Это не случайная интонация. 12 сентября 1938 года в булгаковском доме были вахтанговцы (Захава, Глазунов, Рапопорт, Орочко, Козловский и Горюнов). За ужином попросили почитать несколько глав из «Театрального романа». «Дикий успех! — записывает Булгакова в дневнике. — Хохотали как безумные. Глазунов, который, поев икры, уже совсем засыпал на диване <...> аплодировал после чтения. Но вместе с детским восторгом — их вдруг охватил страх — а что как их прихватит в другом романе?!
Глазунов сказал — вот, пускай вас в Театр — а потом — на́ поди — что получается!

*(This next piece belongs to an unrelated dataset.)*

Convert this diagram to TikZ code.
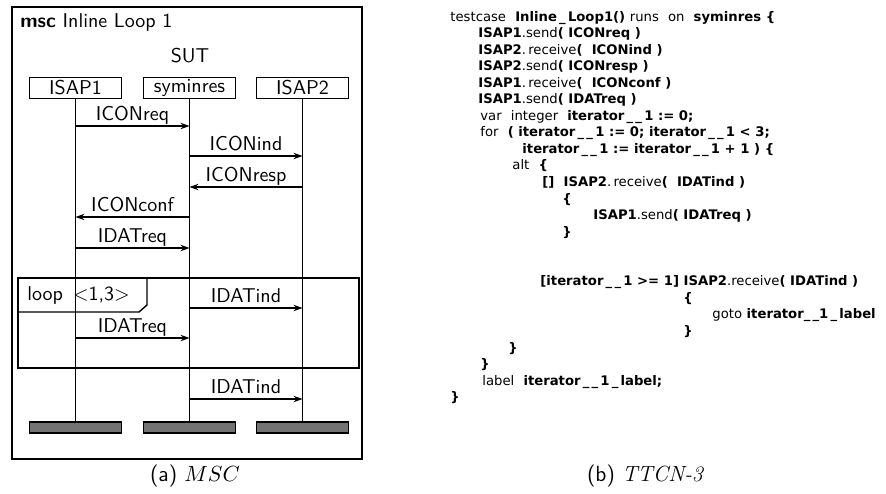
\documentclass[tikz,border=0pt]{standalone}
\usepackage{fontspec}
\newfontfamily\codefont{DejaVu Sans}
\usetikzlibrary{arrows.meta}

\newcommand{\kw}[1]{{\mdseries #1}}
\newcommand{\itvar}{iterator\,\_\,\_\,1}

\tikzset{
    inst/.style={draw, line width=0.7pt, minimum width=46pt, minimum height=10.5pt, inner sep=0pt, font=\sffamily},
    endbar/.style={draw, fill=black!55, line width=0.6pt, minimum width=46pt, minimum height=5.5pt, inner sep=0pt},
    life/.style={line width=0.7pt},
    msg/.style={line width=0.6pt, -{Stealth[length=4.5pt, width=3.2pt]}},
    lbl/.style={font=\sffamily, anchor=base, yshift=3pt, inner sep=0pt},
    codeline/.style={anchor=base west, inner sep=0pt, font={\codefont\bfseries\fontsize{6.6}{8}\selectfont}}
}

\begin{document}
\begin{tikzpicture}[x=0.5pt, y=-0.5pt]
    \useasboundingbox (0,0) rectangle (886,493);

    % MSC frame and title
    \draw[line width=0.7pt] (12,7) rectangle (362,459);
    \node[anchor=west, inner sep=0pt, font=\sffamily] (title) at (20,22) {\textbf{msc} Inline Loop 1};
    \node[font=\sffamily] (sut) at (190,56) {SUT};

    % Instances
    \node[inst] (isap1) at (75.5,88) {ISAP1};
    \node[inst] (symi) at (189.5,88) {syminres};
    \node[inst] (isap2) at (302.5,88) {ISAP2};

    % Instance ends
    \node[endbar] (end1) at (75.5,427.5) {};
    \node[endbar] (end2) at (189.5,427.5) {};
    \node[endbar] (end3) at (302.5,427.5) {};

    % Lifelines
    \draw[life] (isap1.south) -- (end1.north);
    \draw[life] (symi.south) -- (end2.north);
    \draw[life] (isap2.south) -- (end3.north);

    % Message levels
    \foreach \y [count=\i] in {126,156,187,217,248,308,338,399}
        \coordinate (m\i) at (0,\y);

    % Messages
    \draw[msg] (isap1 |- m1) -- (symi |- m1) node[lbl, midway] {ICONreq};
    \draw[msg] (symi |- m2) -- (isap2 |- m2) node[lbl, midway] {ICONind};
    \draw[msg] (isap2 |- m3) -- (symi |- m3) node[lbl, midway] {ICONresp};
    \draw[msg] (symi |- m4) -- (isap1 |- m4) node[lbl, midway] {ICONconf};
    \draw[msg] (isap1 |- m5) -- (symi |- m5) node[lbl, midway] {IDATreq};

    % Inline loop
    \draw[line width=0.7pt] (18,278) rectangle (359,368);
    \draw[line width=0.7pt] (18,312) -- (139,312) -- (147,305) -- (147,278);
    \node[anchor=west, inner sep=0pt, font=\sffamily] (looptag) at (27,295) {loop\enspace<1,3>};
    \draw[msg] (symi |- m6) -- (isap2 |- m6) node[lbl, midway] {IDATind};
    \draw[msg] (isap1 |- m7) -- (symi |- m7) node[lbl, midway] {IDATreq};

    % After the loop
    \draw[msg] (symi |- m8) -- (isap2 |- m8) node[lbl, midway] {IDATind};

    % TTCN-3 code
    \foreach \x/\k/\txt [count=\i] in {
        450/0/{\kw{testcase}\ \ Inline\,\_\,Loop1() \kw{runs}\ \ \kw{on}\ \ syminres \{},
        478/1/{ISAP1\kw{.send}( ICONreq )},
        478/2/{ISAP2\kw{.\,receive}(\ \ ICONind )},
        478/3/{ISAP2\kw{.send}( ICONresp )},
        478/4/{ISAP1\kw{.\,receive}(\ \ ICONconf )},
        478/5/{ISAP1\kw{.send}( IDATreq )},
        480/6/{\kw{var}\ \ \kw{integer}\ \ \itvar\ := 0;},
        480/7/{\kw{for}\ \ (\ \itvar\ := 0;\ \itvar\ < 3;},
        522/8/{\itvar\ := \itvar\ + 1 ) \{},
        512/9/{\kw{alt}\ \ \{},
        542/10/{[]\ \ ISAP2\kw{.\,receive}(\ \ IDATind )},
        562/11/{\{},
        593/12/{ISAP1\kw{.send}( IDATreq )},
        562/13/{\}},
        540/16/{[\itvar\ >= 1] ISAP2\kw{.receive}( IDATind )},
        683/17/{\{},
        712/18/{\kw{goto} iterator\_\,\_1\,\_\,label},
        683/19/{\}},
        508/20/{\}},
        480/21/{\}},
        482/22/{\kw{label}\ \ \itvar\,\_\,label;},
        450/23/{\}}}
        \node[codeline] (code\i) at (\x, {21+16.55*\k}) {\txt};

    % Captions
    \node[font=\sffamily\fontsize{11}{13}\selectfont] (capa) at (195,476) {(a) $MSC$};
    \node[font=\sffamily\fontsize{11}{13}\selectfont] (capb) at (645,476) {(b) {\rmfamily\itshape TTCN-3}};
\end{tikzpicture}
\end{document}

Миша сказал — я ведь актеров не трогаю».
Актеров он действительно «не трогает». Те, кто целый год мажутся краской, перевоплощаются, истощаются, капризничают и дразнят друг друга, обладают счастливым даром мгновенного и зримого постижения человека. Настоящему актеру непосредственно открыт путь к живой сущности другого, как к своей собственной. Актер, кажется, соприроден всему на свете. Это таинственное присвоение чужой сущности, эта святая «пустота», которая на наших глазах заполняется неизвестно откуда взятым духовным содержанием, — одна из величайших загадок театра. Булгаков разгадывать ее не берется. Многократно демонстрируя этот актерский дар на страницах романа о театре, он видит в нем некую вечную и неуничтожимую силу сопротивления. Актерский дар — свободная стихия, которую невозможно укротить. Елагин, выслушав послание из Индии о том, как ему надо играть сцену, немедленно изобразил Аристарха Платоновича: «Он махнул рукой у щеки, потом у другой, и мне показалось, что у него на моих глазах выросли бакенбарды. Затем он стал меньше ростом, надменно раздул ноздри и сквозь зубы, при этом выщипывая волоски из воображаемых бакенбардов, проговорил все, что было написано о нем в письме.